Cross-border transfer mechanisms are jurisdiction-specific. SDAIA-approved SCCs are not interchangeable with EU SCCs. A risk assessment is required for SCC-based transfers involving sensitive data on a continuous or large-scale basis. The Kingdom reserves a right to halt transfers immediately on national-interest grounds — language that is broader and less procedurally constrained than equivalent EU adequacy mechanisms. Companies operating across the GCC need a transfer matrix, not a single global instrument.
Breach notification is more uniform than other areas — 72-hour windows are common across KSA, Bahrain, ADGM, and the DIFC — but registration prerequisites differ. KSA controllers must register on SDAIA’s platform before they can submit a breach notification; a company first registering during an active incident is already behind.
Marketing practices are the single highest-risk operational area. The largest cluster of SDAIA enforcement decisions in the first wave concerned marketing without prior consent. Pre-ticked boxes, soft opt-in, and bundled consents that work elsewhere fail the explicit-consent standard. Telecom, retail, and financial services compliance teams should treat consent records as audit-ready artifacts, not internal hygiene.
FAQ
Does the UAE PDPL apply to companies in the DIFC or ADGM?
No. Both free zones operate their own regimes — the DIFC under Data Protection Law No. 5 of 2020 (as amended July 2025) and the ADGM under its Data Protection Regulations 2021. The federal PDPL expressly excludes them. Companies with operations both onshore and in a free zone may need to comply with both frameworks simultaneously.
Is GDPR compliance enough for the UAE and Saudi Arabia?
Close, but no. A GDPR program is a strong foundation, but PDPL-specific gaps remain — Saudi explicit-consent rules for sensitive and credit data, SDAIA-specific SCCs and BCR guidance, registration on SDAIA’s platform, UAE Cybercrime Law overlap, and pending UAE Executive Regulations. A documented gap analysis against each in-scope national law is the minimum.
What’s the maximum fine under the KSA PDPL?
SAR 5 million (about USD 1.33 million) per administrative violation, doubled for repeat offenses. Criminal liability for unlawful disclosure of sensitive data with intent to harm or for personal benefit reaches up to two years’ imprisonment and SAR 3 million in fines.
When will the UAE Executive Regulations be published?
Unconfirmed as of April 2026. They were originally due within six months of the PDPL’s issuance in 2021. Once published, controllers will have six months to come into full compliance, with the regulator empowered to extend that window.
The compliance posture that holds up
Treating GCC data protection as a 2027 problem is the wrong reading of the evidence. SDAIA is enforcing. The DIFC has been enforcing for years. Oman’s full compliance deadline is two months past as of this writing. Jordan is enforcing. The UAE’s federal regime sits in waiting, but the Cybercrime Law, the Child Digital Safety Law, the free-zone regimes, and the sectoral statutes are not waiting on anyone.

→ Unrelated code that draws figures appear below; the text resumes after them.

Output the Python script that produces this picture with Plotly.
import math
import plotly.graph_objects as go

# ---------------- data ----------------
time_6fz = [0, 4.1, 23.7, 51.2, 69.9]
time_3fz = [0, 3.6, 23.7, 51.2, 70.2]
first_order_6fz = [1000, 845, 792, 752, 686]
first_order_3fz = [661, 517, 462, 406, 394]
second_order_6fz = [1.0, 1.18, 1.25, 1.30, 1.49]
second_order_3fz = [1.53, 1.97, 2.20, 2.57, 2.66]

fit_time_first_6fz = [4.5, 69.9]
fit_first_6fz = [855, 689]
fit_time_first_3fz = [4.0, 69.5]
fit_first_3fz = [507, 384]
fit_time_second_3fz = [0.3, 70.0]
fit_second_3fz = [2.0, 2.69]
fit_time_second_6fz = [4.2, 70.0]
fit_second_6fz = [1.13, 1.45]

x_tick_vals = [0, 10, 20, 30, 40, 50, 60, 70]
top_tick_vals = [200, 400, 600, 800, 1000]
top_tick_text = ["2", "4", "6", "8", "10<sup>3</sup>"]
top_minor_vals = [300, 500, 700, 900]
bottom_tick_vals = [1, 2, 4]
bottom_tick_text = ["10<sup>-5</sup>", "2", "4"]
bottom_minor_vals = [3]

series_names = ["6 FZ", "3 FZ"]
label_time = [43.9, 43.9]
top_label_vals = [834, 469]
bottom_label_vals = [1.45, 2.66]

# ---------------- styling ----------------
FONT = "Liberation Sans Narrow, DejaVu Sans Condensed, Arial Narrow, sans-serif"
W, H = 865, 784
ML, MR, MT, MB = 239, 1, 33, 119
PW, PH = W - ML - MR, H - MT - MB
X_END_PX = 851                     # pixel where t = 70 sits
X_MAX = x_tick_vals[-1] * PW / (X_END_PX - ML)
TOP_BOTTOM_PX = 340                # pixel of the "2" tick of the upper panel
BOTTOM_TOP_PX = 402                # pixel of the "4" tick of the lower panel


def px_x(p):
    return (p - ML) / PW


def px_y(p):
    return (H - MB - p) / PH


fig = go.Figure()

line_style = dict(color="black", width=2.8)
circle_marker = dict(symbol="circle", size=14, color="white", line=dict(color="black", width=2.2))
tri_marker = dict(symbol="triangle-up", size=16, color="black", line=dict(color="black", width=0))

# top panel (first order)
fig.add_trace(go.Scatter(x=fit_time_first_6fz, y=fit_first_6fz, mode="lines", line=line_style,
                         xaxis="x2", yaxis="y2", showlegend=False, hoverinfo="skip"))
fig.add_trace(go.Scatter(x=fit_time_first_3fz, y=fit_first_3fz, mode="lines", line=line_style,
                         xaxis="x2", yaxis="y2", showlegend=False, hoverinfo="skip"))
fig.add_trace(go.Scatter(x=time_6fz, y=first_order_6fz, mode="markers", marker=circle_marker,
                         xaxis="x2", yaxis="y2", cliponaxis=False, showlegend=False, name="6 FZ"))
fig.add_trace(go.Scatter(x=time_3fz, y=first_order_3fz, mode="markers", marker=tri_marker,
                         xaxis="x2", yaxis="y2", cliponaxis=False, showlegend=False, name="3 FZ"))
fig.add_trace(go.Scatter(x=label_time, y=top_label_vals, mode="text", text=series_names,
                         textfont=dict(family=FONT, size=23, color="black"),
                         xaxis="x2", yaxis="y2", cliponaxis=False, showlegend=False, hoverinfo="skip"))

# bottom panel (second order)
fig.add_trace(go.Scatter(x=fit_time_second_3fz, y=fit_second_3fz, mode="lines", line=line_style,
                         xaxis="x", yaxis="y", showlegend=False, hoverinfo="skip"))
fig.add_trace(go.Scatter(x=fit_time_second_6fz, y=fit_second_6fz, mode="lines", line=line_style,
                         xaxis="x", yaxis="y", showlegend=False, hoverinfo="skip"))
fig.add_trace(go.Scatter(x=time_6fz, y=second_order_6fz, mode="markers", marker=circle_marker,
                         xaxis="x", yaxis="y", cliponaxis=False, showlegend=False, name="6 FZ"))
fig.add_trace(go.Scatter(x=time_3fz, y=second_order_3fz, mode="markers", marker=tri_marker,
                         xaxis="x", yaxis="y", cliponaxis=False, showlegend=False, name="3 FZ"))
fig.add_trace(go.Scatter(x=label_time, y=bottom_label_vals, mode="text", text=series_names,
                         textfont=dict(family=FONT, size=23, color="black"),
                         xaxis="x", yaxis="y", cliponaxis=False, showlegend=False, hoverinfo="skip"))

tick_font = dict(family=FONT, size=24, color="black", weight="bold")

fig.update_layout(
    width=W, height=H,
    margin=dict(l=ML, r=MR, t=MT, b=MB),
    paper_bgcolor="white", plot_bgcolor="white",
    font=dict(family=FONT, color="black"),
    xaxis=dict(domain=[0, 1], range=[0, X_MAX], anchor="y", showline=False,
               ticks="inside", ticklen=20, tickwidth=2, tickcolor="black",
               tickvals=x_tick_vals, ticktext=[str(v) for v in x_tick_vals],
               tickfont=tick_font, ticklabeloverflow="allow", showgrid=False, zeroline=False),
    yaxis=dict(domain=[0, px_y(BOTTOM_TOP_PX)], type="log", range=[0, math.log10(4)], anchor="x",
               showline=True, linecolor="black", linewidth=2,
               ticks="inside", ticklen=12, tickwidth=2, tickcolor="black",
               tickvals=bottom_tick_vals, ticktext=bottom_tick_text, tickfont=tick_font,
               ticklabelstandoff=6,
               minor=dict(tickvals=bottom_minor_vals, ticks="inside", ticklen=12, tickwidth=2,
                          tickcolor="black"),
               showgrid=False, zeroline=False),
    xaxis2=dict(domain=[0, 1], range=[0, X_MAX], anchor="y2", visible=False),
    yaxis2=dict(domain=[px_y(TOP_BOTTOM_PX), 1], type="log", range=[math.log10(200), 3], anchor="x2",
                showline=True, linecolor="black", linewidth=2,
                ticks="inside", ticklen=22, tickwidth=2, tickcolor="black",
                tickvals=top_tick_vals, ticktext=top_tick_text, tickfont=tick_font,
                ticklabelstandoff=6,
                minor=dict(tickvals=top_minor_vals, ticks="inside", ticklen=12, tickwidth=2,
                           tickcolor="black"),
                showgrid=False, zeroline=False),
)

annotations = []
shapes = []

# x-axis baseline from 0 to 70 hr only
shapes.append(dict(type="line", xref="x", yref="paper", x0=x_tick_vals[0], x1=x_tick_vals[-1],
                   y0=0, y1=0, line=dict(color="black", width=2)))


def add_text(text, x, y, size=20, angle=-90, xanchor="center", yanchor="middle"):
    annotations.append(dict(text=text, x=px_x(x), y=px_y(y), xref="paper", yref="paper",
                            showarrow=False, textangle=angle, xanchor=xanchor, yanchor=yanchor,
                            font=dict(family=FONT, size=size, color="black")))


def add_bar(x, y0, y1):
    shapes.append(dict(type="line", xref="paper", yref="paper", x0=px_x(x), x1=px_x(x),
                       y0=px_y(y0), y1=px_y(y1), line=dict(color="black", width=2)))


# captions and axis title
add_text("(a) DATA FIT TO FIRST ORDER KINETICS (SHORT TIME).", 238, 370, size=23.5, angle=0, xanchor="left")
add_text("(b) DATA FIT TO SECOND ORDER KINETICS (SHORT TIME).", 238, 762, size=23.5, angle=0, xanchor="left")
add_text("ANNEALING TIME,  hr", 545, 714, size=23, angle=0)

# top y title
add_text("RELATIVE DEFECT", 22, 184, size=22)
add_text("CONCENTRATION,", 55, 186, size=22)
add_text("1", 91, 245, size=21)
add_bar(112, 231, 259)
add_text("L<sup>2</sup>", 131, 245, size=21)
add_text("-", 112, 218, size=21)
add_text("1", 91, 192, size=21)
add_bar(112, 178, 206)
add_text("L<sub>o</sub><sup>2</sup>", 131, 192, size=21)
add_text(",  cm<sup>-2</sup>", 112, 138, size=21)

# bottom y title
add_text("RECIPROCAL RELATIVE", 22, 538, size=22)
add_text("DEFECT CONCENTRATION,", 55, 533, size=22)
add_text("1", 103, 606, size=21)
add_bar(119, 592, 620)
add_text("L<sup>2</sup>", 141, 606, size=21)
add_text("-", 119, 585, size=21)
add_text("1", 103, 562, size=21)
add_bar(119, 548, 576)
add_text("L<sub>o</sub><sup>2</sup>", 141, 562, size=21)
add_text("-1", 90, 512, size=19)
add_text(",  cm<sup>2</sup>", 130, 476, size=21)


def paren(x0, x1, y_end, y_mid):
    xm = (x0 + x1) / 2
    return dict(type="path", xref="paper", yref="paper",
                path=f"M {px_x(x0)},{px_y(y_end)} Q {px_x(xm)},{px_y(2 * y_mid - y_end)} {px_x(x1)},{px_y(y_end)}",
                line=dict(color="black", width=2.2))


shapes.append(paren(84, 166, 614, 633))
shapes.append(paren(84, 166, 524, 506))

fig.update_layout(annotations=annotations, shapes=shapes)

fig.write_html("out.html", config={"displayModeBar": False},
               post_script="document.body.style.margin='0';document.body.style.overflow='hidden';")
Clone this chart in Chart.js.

The work that pays off across every regime: data inventory and ROPA, mapped lawful bases per processing activity, working DPO function where required, breach response procedures pre-registered with each relevant regulator, transfer instruments tailored per jurisdiction, marketing consent records that survive an audit, and a documented gap analysis against each national law in scope. None of this is novel. What’s changed is that the regulators now have the capacity, the mandate, and — increasingly — the case files to act.